Monday, 25 de November de 2024 ISSN 1519-7670 - Ano 24 - nº 1315

Jornal do Brasil


GUEVARA CENSURADO
Leandro Mazzini


Militares censuram Guevara em sala de aula


‘Dirigido pelo brasileiro Walter Salles, o filme Diários de motocicleta conta
a histórica viagem feita pelo jovem Ernesto Che Guevara por países da América
Latina, sem fazer qualquer menção à vida do líder revolucionário que
imortalizaria sua biografia anos mais tarde. Foi exibido mundo afora para
milhões de pessoas e ganhou prêmios mas acabou sendo censurado, em um ponto do
planeta onde a liberdade de expressão deve ter mais poder que a mensagem nas
telas: dentro de uma sala de aula.


O caso aconteceu em agosto do ano passado, na Fundação Osório – entidade de
direito público vinculada ao Comando do Exército – escola onde estudam filhos de
militares e civis no bairro do Rio Comprido, no Rio. Pelo menos 90 alunos de
três turmas da 7ª série estavam numa sala para assistir ao longa, fita
emprestada por uma professora, quando a exibição foi proibida pela direção, sem
justificativa. Os responsáveis pela escola são o general da reserva Ney da Silva
Oliveira e o coronel Geraldo Martinez y Alonzo, presidente e vice-presidente,
respectivamente. General de tropa, Ney Oliveira assumiu o cargo em março de
2003. Foi indicado pelo general Francisco Albuquerque, o mesmo que deu
carteirada em um avião da TAM há 11 dias em Campinas.

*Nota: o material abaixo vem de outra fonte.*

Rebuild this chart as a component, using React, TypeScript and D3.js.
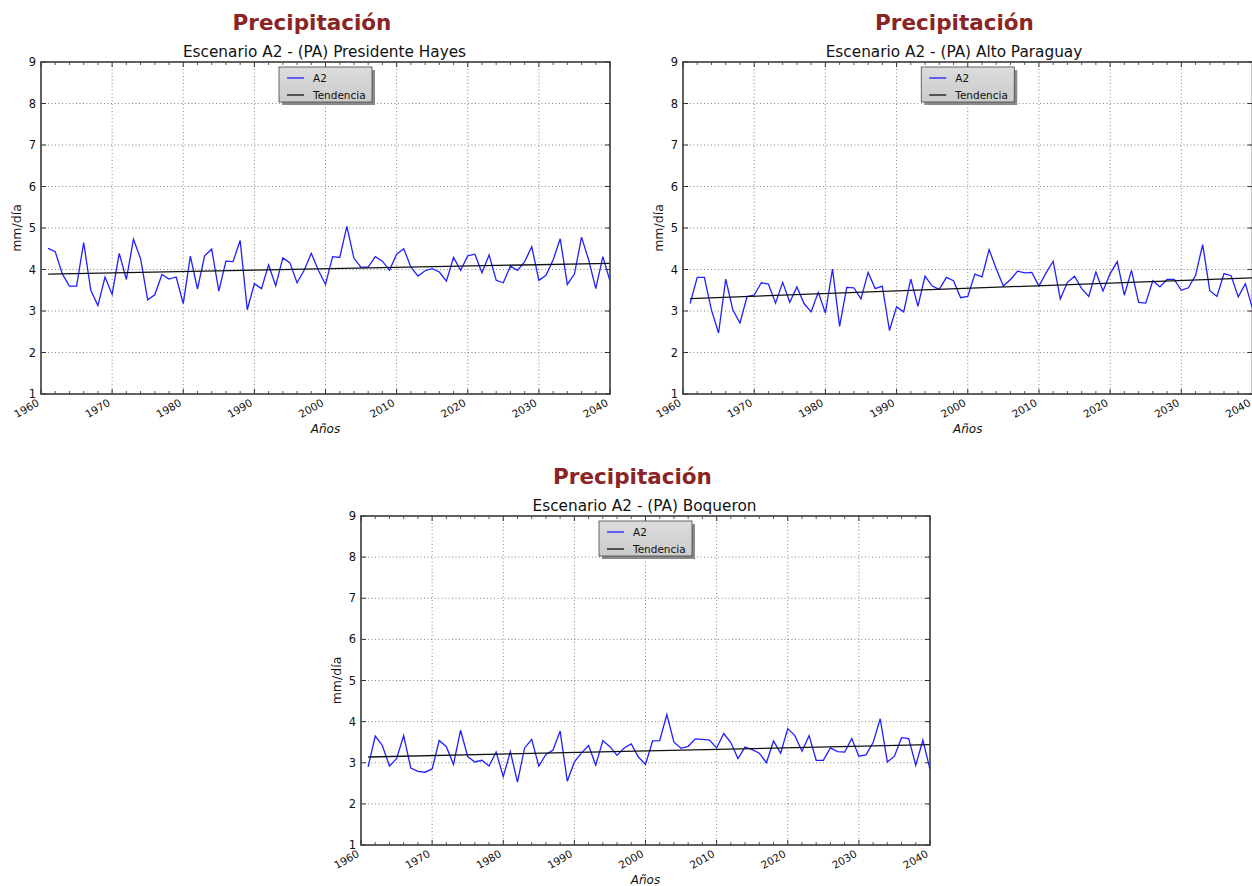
import React from "react";
import * as d3 from "d3";

const YEARS: number[] = d3.range(1961, 2041);
const X_TICKS = [1960, 1970, 1980, 1990, 2000, 2010, 2020, 2030, 2040];
const Y_TICKS = [1, 2, 3, 4, 5, 6, 7, 8, 9];

const hayes = [
  4.51, 4.43, 3.89, 3.6, 3.6, 4.65, 3.5, 3.13, 3.82, 3.4,
  4.39, 3.76, 4.73, 4.26, 3.27, 3.39, 3.88, 3.77, 3.82, 3.18,
  4.32, 3.53, 4.33, 4.49, 3.48, 4.2, 4.19, 4.7, 3.03, 3.66,
  3.54, 4.11, 3.61, 4.28, 4.16, 3.68, 3.98, 4.39, 3.98, 3.64,
  4.31, 4.29, 5.04, 4.27, 4.05, 4.06, 4.31, 4.2, 3.98, 4.37,
  4.5, 4.06, 3.84, 3.97, 4.02, 3.94, 3.72, 4.29, 3.98, 4.33,
  4.37, 3.92, 4.35, 3.74, 3.68, 4.08, 3.98, 4.19, 4.55, 3.74,
  3.86, 4.23, 4.74, 3.64, 3.89, 4.78, 4.23, 3.54, 4.31, 3.72,
];
const hayesTrend = [3.89, 4.15];

const altoParaguay = [
  3.18, 3.81, 3.81, 3.02, 2.47, 3.77, 3.03, 2.71, 3.35, 3.38,
  3.68, 3.65, 3.19, 3.69, 3.21, 3.58, 3.18, 2.98, 3.45, 2.95,
  4.01, 2.63, 3.57, 3.56, 3.29, 3.93, 3.54, 3.6, 2.53, 3.1,
  2.98, 3.77, 3.11, 3.84, 3.6, 3.52, 3.81, 3.73, 3.32, 3.35,
  3.89, 3.82, 4.48, 4.02, 3.6, 3.76, 3.96, 3.92, 3.93, 3.6,
  3.92, 4.2, 3.29, 3.69, 3.84, 3.54, 3.35, 3.94, 3.48, 3.9,
  4.19, 3.38, 3.98, 3.21, 3.19, 3.73, 3.58, 3.76, 3.76, 3.5,
  3.56, 3.86, 4.6, 3.49, 3.35, 3.9, 3.85, 3.34, 3.66, 3.06,
];
const altoParaguayTrend = [3.3, 3.8];

const boqueron = [
  2.9, 3.65, 3.42, 2.92, 3.1, 3.66, 2.87, 2.79, 2.77, 2.85,
  3.54, 3.39, 2.96, 3.79, 3.15, 3.02, 3.06, 2.92, 3.26, 2.66,
  3.27, 2.53, 3.36, 3.57, 2.92, 3.2, 3.31, 3.77, 2.55, 3.02,
  3.24, 3.42, 2.94, 3.54, 3.39, 3.18, 3.36, 3.46, 3.14, 2.96,
  3.53, 3.54, 4.17, 3.5, 3.35, 3.4, 3.58, 3.57, 3.55, 3.36,
  3.71, 3.49, 3.1, 3.38, 3.32, 3.23, 3.0, 3.53, 3.23, 3.83,
  3.66, 3.28, 3.66, 3.06, 3.06, 3.36, 3.27, 3.26, 3.59, 3.16,
  3.19, 3.49, 4.07, 3.02, 3.16, 3.61, 3.59, 2.94, 3.55, 2.84,
];
const boqueronTrend = [3.14, 3.44];

const TITLE = "Precipitación";
const SUB_FONT = "'DejaVu Sans', sans-serif";

type PanelProps = {
  left: number;
  right: number;
  top: number;
  bottom: number;
  titleX: number;
  subX: number;
  subtitle: string;
  values: number[];
  trend: number[];
  id: string;
};

function Panel(p: PanelProps) {
  const x = d3.scaleLinear().domain([1960, 2040]).range([p.left, p.right]);
  const y = d3.scaleLinear().domain([1, 9]).range([p.bottom, p.top]);
  const line = d3
    .line<number>()
    .x((_, i) => x(YEARS[i]))
    .y((v) => y(v));
  const trendLine = d3
    .line<number>()
    .x((_, i) => x(i === 0 ? YEARS[0] : YEARS[YEARS.length - 1]))
    .y((v) => y(v));
  const minor = d3.range(1960, 2041, 2).filter((v) => v % 10 !== 0);
  const cx = (p.left + p.right) / 2;
  const cy = (p.top + p.bottom) / 2;
  const lgW = 93;
  const lgH = 35;
  const lgX = cx - lgW / 2;
  const lgY = p.top + 5;
  return (
    <g>
      <defs>
        <clipPath id={"clip" + p.id}>
          <rect x={p.left} y={p.top} width={p.right - p.left} height={p.bottom - p.top} />
        </clipPath>
        <linearGradient id={"lg" + p.id} x1="0" y1="0" x2="0" y2="1">
          <stop offset="0" stopColor="#dcdcdc" />
          <stop offset="1" stopColor="#cbcbcb" />
        </linearGradient>
      </defs>
      <text
        x={p.titleX}
        y={p.top - 32}
        textAnchor="middle"
        fontFamily="'DejaVu Sans', sans-serif"
        fontWeight="bold"
        fontSize={21.5}
        fill="#8b2424"
      >
        {TITLE}
      </text>
      <text x={p.subX} y={p.top - 5.5} textAnchor="middle" fontFamily={SUB_FONT} fontSize={15.3} fill="#111">
        {p.subtitle}
      </text>
      {/* grid */}
      {X_TICKS.slice(1, -1).map((t) => (
        <line key={"gx" + t} x1={x(t)} x2={x(t)} y1={p.top} y2={p.bottom} stroke="#666" strokeWidth={0.8} strokeDasharray="1,2.5" />
      ))}
      {Y_TICKS.slice(1, -1).map((t) => (
        <line key={"gy" + t} x1={p.left} x2={p.right} y1={y(t)} y2={y(t)} stroke="#666" strokeWidth={0.8} strokeDasharray="1,2.5" />
      ))}
      {/* data */}
      <g clipPath={`url(#clip${p.id})`}>
        <path d={line(p.values) || ""} fill="none" stroke="#2020ff" strokeWidth={1.3} />
        <path d={trendLine(p.trend) || ""} fill="none" stroke="#111" strokeWidth={1.3} />
      </g>
      {/* ticks */}
      {X_TICKS.map((t) => (
        <g key={"tx" + t}>
          <line x1={x(t)} x2={x(t)} y1={p.bottom} y2={p.bottom - 5} stroke="#333" strokeWidth={1} />
          <line x1={x(t)} x2={x(t)} y1={p.top} y2={p.top + 5} stroke="#333" strokeWidth={1} />
        </g>
      ))}
      {minor.map((t) => (
        <g key={"mx" + t}>
          <line x1={x(t)} x2={x(t)} y1={p.bottom} y2={p.bottom - 3} stroke="#333" strokeWidth={0.8} />
          <line x1={x(t)} x2={x(t)} y1={p.top} y2={p.top + 3} stroke="#333" strokeWidth={0.8} />
        </g>
      ))}
      {Y_TICKS.map((t) => (
        <g key={"ty" + t}>
          <line x1={p.left} x2={p.left + 5} y1={y(t)} y2={y(t)} stroke="#333" strokeWidth={1} />
          <line x1={p.right} x2={p.right - 5} y1={y(t)} y2={y(t)} stroke="#333" strokeWidth={1} />
        </g>
      ))}
      {/* spines */}
      <rect x={p.left} y={p.top} width={p.right - p.left} height={p.bottom - p.top} fill="none" stroke="#3a3a3a" strokeWidth={1.6} />
      {/* tick labels */}
      {Y_TICKS.map((t) => (
        <text key={"ly" + t} x={p.left - 5} y={y(t) + 4} textAnchor="end" fontFamily={SUB_FONT} fontSize={11.5} fill="#111">
          {t}
        </text>
      ))}
      {X_TICKS.map((t) => (
        <text
          key={"lx" + t}
          transform={`translate(${x(t) - 1},${p.bottom + 11}) rotate(-30)`}
          textAnchor="end"
          fontFamily={SUB_FONT}
          fontSize={10.5}
          fill="#111"
        >
          {t}
        </text>
      ))}
      <text x={cx} y={p.bottom + 39} textAnchor="middle" fontFamily={SUB_FONT} fontStyle="italic" fontSize={12} fill="#111">
        Años
      </text>
      <text
        transform={`translate(${p.left - 20},${cy}) rotate(-90)`}
        textAnchor="middle"
        fontFamily={SUB_FONT}
        fontSize={12.5}
        fill="#111"
      >
        mm/día
      </text>
      {/* legend */}
      <rect x={lgX + 3} y={lgY + 3} width={lgW} height={lgH} fill="#8a8a8a" />
      <rect x={lgX} y={lgY} width={lgW} height={lgH} fill={`url(#lg${p.id})`} stroke="#444" strokeWidth={0.8} />
      <line x1={lgX + 8} x2={lgX + 25} y1={lgY + 11} y2={lgY + 11} stroke="#2020ff" strokeWidth={1.3} />
      <line x1={lgX + 8} x2={lgX + 25} y1={lgY + 28} y2={lgY + 28} stroke="#111" strokeWidth={1.3} />
      <text x={lgX + 34} y={lgY + 15} fontFamily={SUB_FONT} fontSize={10.5} fill="#111">
        A2
      </text>
      <text x={lgX + 34} y={lgY + 32} fontFamily={SUB_FONT} fontSize={10.5} fill="#111">
        Tendencia
      </text>
    </g>
  );
}

export default function App() {
  return (
    <svg width={1252} height={886} style={{ position: "absolute", left: 0, top: 0, background: "#fff" }}>
      <rect width={1252} height={886} fill="#fff" />
      <Panel
        id="a"
        left={41}
        right={610}
        top={62}
        bottom={394}
        titleX={312}
        subX={324.5}
        subtitle="Escenario A2 - (PA) Presidente Hayes"
        values={hayes}
        trend={hayesTrend}
      />
      <Panel
        id="b"
        left={683}
        right={1252.5}
        top={62}
        bottom={394}
        titleX={954.5}
        subX={954}
        subtitle="Escenario A2 - (PA) Alto Paraguay"
        values={altoParaguay}
        trend={altoParaguayTrend}
      />
      <Panel
        id="c"
        left={361}
        right={930}
        top={516}
        bottom={845}
        titleX={632.5}
        subX={644.5}
        subtitle="Escenario A2 - (PA) Boqueron"
        values={boqueron}
        trend={boqueronTrend}
      />
    </svg>
  );
}
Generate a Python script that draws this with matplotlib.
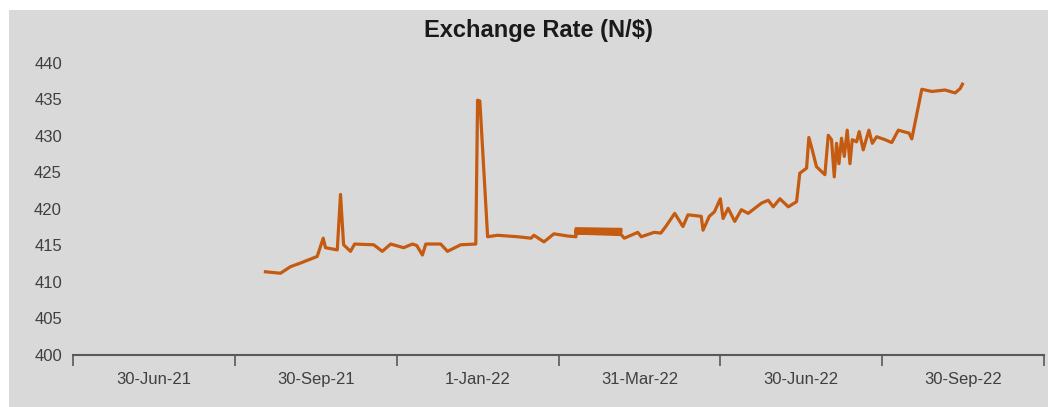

Apesar de não precisarem prestar continência para os dois homens fortes, os
professores vivem sob a disciplina rígida dos militares. O caso foi mantido em
segredo pelo corpo docente atéa semana passada, quando a censura passou a
assombrar o professor Maurillo Pereira da Silva Neto, coordenador da disciplina
de geografia, que acabou entregando o cargo. Foi ele quem tomou as dores da
colega censurada e, no relatório final das atividades do ano, criticou a posição
da direção no episódio do filme.


‘A escola desestimula até a projeção de filmes, inclusive com proibição de
exibição de alguns títulos numa clara demonstração de autoritarismo e falta de
flexibilidade dignos de uma ditadura’, desabafou o professor no documento.


Maurillo só não esperava que, aberta uma sindicância interna durante as
férias, voltasse às aulas em fevereiro na mira do conselho diretor. Foi intimado
a dar explicações. No Boletim Oficial Confidencial, de 23 de fevereiro, ao qual
o JB teve acesso, a direção critica a posição do professor ao dizer que é
preciso ‘superar modismos e posições ideológicas arraigadas’.


O documento vai além. É taxativo ao recomendar que os departamentos ‘exerçam
efetivo controle das atividades de ensino praticadas na Fundação,
particularmente quanto aos meios de instrução (filmes, cartazes etc) utilizados
durante as aulas’.


– Eles tiveram a ousadia de sujar uma ficha limpa. Dou aulas há 15 anos, não
posso ficar calado e aceitar isso – lamentou o professor Maurillo Neto.


Sem citar diretamente o caso da censura do filme Diários de motocicleta, o
documento explica o que acha perigoso em atos com que os professores agem contra
os paradigmas da escola. Segundo o general Ney, é como um professor de biologia,
‘ao ministrar aulas sobre sexualidade e reprodução humana (…) quiser projetar
um filme sobre homossexualidade, mostrando explicitamente atos entre pessoas do
mesmo sexo’. Mas Diários não faz apologia ao sexo nem contém cenas de nudez
explícita. O coronel Alonzo, que proibiu o filme sob ordem do general Ney,
tentou explicar a censura.


– Tenho que dar uma educação que seja propícia para todos os alunos. Ele (o
filme) não soma nada em termos educacionais quanto outros filmes.’